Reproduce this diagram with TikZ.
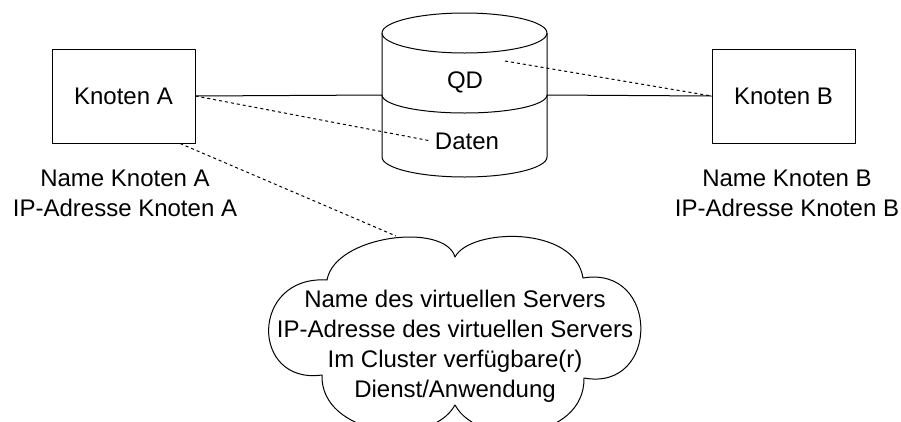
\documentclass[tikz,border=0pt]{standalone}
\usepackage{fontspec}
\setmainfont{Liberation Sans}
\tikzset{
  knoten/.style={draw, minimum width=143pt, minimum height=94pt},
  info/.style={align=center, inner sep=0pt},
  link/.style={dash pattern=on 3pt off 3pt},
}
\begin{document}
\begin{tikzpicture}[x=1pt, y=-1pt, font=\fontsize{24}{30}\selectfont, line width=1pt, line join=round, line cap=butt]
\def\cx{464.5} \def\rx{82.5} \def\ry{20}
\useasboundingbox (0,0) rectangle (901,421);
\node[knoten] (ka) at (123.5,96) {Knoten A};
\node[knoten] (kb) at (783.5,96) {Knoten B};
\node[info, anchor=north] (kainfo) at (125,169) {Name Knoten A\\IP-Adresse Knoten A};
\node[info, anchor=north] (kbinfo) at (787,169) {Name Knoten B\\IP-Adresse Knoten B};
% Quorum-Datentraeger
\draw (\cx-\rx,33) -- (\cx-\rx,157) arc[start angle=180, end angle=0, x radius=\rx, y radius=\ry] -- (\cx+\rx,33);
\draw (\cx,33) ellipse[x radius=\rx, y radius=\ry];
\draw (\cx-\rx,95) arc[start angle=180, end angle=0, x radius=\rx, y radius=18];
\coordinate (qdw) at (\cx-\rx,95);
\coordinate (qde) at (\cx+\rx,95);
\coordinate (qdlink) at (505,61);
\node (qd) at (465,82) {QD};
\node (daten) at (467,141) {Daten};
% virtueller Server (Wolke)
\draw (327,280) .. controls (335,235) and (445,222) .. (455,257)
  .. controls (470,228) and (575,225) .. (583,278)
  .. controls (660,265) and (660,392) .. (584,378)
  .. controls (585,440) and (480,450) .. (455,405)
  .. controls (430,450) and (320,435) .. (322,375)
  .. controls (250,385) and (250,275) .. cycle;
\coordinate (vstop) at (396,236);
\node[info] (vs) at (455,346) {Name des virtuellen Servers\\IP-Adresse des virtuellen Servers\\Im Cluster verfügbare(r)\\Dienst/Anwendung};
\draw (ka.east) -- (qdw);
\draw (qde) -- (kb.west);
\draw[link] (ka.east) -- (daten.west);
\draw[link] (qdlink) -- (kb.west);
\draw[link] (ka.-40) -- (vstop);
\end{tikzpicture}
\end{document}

Written request = Please transcribe the material above exactly as written. Leave the pictures out.

The response =
Reproduce this diagram with TikZ.
\documentclass[tikz,border=0pt]{standalone}
\usepackage{fontspec}
\setmainfont{Liberation Sans}
\tikzset{
  knoten/.style={draw, minimum width=143pt, minimum height=94pt},
  info/.style={align=center, inner sep=0pt},
  link/.style={dash pattern=on 3pt off 3pt},
}
\begin{document}
\begin{tikzpicture}[x=1pt, y=-1pt, font=\fontsize{24}{30}\selectfont, line width=1pt, line join=round, line cap=butt]
\def\cx{464.5} \def\rx{82.5} \def\ry{20}
\useasboundingbox (0,0) rectangle (901,421);
\node[knoten] (ka) at (123.5,96) {Knoten A};
\node[knoten] (kb) at (783.5,96) {Knoten B};
\node[info, anchor=north] (kainfo) at (125,169) {Name Knoten A\\IP-Adresse Knoten A};
\node[info, anchor=north] (kbinfo) at (787,169) {Name Knoten B\\IP-Adresse Knoten B};
% Quorum-Datentraeger
\draw (\cx-\rx,33) -- (\cx-\rx,157) arc[start angle=180, end angle=0, x radius=\rx, y radius=\ry] -- (\cx+\rx,33);
\draw (\cx,33) ellipse[x radius=\rx, y radius=\ry];
\draw (\cx-\rx,95) arc[start angle=180, end angle=0, x radius=\rx, y radius=18];
\coordinate (qdw) at (\cx-\rx,95);
\coordinate (qde) at (\cx+\rx,95);
\coordinate (qdlink) at (505,61);
\node (qd) at (465,82) {QD};
\node (daten) at (467,141) {Daten};
% virtueller Server (Wolke)
\draw (327,280) .. controls (335,235) and (445,222) .. (455,257)
  .. controls (470,228) and (575,225) .. (583,278)
  .. controls (660,265) and (660,392) .. (584,378)
  .. controls (585,440) and (480,450) .. (455,405)
  .. controls (430,450) and (320,435) .. (322,375)
  .. controls (250,385) and (250,275) .. cycle;
\coordinate (vstop) at (396,236);
\node[info] (vs) at (455,346) {Name des virtuellen Servers\\IP-Adresse des virtuellen Servers\\Im Cluster verfügbare(r)\\Dienst/Anwendung};
\draw (ka.east) -- (qdw);
\draw (qde) -- (kb.west);
\draw[link] (ka.east) -- (daten.west);
\draw[link] (qdlink) -- (kb.west);
\draw[link] (ka.-40) -- (vstop);
\end{tikzpicture}
\end{document}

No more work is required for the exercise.